→ **Direction**:
Every record below should be written out exactly; pictures stay out.

→ **Supplied records**:

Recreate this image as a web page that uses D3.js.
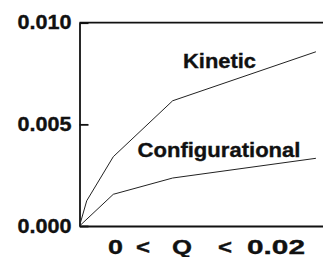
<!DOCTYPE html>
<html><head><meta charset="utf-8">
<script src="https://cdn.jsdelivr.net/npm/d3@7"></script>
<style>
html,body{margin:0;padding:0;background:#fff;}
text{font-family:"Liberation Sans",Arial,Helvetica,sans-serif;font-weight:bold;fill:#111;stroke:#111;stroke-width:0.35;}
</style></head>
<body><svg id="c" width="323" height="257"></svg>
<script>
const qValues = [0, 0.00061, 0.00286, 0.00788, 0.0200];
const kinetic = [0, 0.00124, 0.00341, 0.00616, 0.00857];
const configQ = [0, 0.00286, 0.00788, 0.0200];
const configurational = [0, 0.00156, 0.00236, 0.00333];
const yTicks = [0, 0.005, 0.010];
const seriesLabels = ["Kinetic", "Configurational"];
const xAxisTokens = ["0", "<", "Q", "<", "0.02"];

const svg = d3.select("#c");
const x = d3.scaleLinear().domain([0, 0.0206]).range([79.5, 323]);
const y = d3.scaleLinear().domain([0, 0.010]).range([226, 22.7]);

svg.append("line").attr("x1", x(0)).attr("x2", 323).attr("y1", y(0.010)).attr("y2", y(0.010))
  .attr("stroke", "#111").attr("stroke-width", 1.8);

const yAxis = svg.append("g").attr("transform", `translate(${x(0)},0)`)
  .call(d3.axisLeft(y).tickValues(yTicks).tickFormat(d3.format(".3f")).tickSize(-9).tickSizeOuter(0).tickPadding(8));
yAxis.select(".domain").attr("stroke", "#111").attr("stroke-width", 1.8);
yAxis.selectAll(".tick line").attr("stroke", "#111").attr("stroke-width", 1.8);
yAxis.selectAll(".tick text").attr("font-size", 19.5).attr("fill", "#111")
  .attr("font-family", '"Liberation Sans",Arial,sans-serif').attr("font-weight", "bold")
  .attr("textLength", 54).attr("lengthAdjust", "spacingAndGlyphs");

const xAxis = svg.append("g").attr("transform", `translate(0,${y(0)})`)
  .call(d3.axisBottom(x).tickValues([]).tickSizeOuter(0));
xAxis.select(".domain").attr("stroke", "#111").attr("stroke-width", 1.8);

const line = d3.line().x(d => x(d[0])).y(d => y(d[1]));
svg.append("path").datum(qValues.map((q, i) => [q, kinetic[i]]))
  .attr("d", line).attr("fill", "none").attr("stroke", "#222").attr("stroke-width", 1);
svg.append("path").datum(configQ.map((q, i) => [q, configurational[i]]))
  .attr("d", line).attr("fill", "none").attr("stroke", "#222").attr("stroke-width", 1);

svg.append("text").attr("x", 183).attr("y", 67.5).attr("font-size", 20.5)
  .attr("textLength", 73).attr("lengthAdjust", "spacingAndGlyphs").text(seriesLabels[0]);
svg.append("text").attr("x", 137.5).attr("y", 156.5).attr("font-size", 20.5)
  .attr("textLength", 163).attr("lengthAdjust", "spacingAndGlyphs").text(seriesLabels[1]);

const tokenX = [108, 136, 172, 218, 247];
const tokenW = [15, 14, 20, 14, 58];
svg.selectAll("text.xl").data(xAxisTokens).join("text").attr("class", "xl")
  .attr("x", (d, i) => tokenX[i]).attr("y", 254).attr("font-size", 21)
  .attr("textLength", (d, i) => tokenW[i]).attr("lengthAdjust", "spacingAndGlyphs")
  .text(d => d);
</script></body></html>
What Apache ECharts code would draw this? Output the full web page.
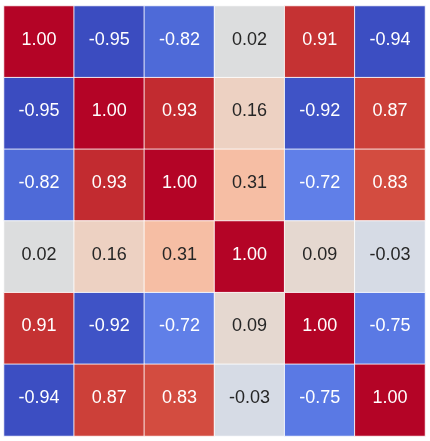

→ **Exercise output**:
Recreate this image as a web page that uses D3.js.
<!DOCTYPE html>
<html><head><meta charset="utf-8">
<script src="https://cdn.jsdelivr.net/npm/d3@7"></script>
<style>
html,body{margin:0;padding:0;background:#fff;}
text{font-family:"Liberation Sans",Arial,Helvetica,sans-serif;font-weight:bold;fill:#111;stroke:#111;stroke-width:0.35;}
</style></head>
<body><svg id="c" width="323" height="257"></svg>
<script>
const qValues = [0, 0.00061, 0.00286, 0.00788, 0.0200];
const kinetic = [0, 0.00124, 0.00341, 0.00616, 0.00857];
const configQ = [0, 0.00286, 0.00788, 0.0200];
const configurational = [0, 0.00156, 0.00236, 0.00333];
const yTicks = [0, 0.005, 0.010];
const seriesLabels = ["Kinetic", "Configurational"];
const xAxisTokens = ["0", "<", "Q", "<", "0.02"];

const svg = d3.select("#c");
const x = d3.scaleLinear().domain([0, 0.0206]).range([79.5, 323]);
const y = d3.scaleLinear().domain([0, 0.010]).range([226, 22.7]);

svg.append("line").attr("x1", x(0)).attr("x2", 323).attr("y1", y(0.010)).attr("y2", y(0.010))
  .attr("stroke", "#111").attr("stroke-width", 1.8);

const yAxis = svg.append("g").attr("transform", `translate(${x(0)},0)`)
  .call(d3.axisLeft(y).tickValues(yTicks).tickFormat(d3.format(".3f")).tickSize(-9).tickSizeOuter(0).tickPadding(8));
yAxis.select(".domain").attr("stroke", "#111").attr("stroke-width", 1.8);
yAxis.selectAll(".tick line").attr("stroke", "#111").attr("stroke-width", 1.8);
yAxis.selectAll(".tick text").attr("font-size", 19.5).attr("fill", "#111")
  .attr("font-family", '"Liberation Sans",Arial,sans-serif').attr("font-weight", "bold")
  .attr("textLength", 54).attr("lengthAdjust", "spacingAndGlyphs");

const xAxis = svg.append("g").attr("transform", `translate(0,${y(0)})`)
  .call(d3.axisBottom(x).tickValues([]).tickSizeOuter(0));
xAxis.select(".domain").attr("stroke", "#111").attr("stroke-width", 1.8);

const line = d3.line().x(d => x(d[0])).y(d => y(d[1]));
svg.append("path").datum(qValues.map((q, i) => [q, kinetic[i]]))
  .attr("d", line).attr("fill", "none").attr("stroke", "#222").attr("stroke-width", 1);
svg.append("path").datum(configQ.map((q, i) => [q, configurational[i]]))
  .attr("d", line).attr("fill", "none").attr("stroke", "#222").attr("stroke-width", 1);

svg.append("text").attr("x", 183).attr("y", 67.5).attr("font-size", 20.5)
  .attr("textLength", 73).attr("lengthAdjust", "spacingAndGlyphs").text(seriesLabels[0]);
svg.append("text").attr("x", 137.5).attr("y", 156.5).attr("font-size", 20.5)
  .attr("textLength", 163).attr("lengthAdjust", "spacingAndGlyphs").text(seriesLabels[1]);

const tokenX = [108, 136, 172, 218, 247];
const tokenW = [15, 14, 20, 14, 58];
svg.selectAll("text.xl").data(xAxisTokens).join("text").attr("class", "xl")
  .attr("x", (d, i) => tokenX[i]).attr("y", 254).attr("font-size", 21)
  .attr("textLength", (d, i) => tokenW[i]).attr("lengthAdjust", "spacingAndGlyphs")
  .text(d => d);
</script></body></html>
What Apache ECharts code would draw this? Output the full web page.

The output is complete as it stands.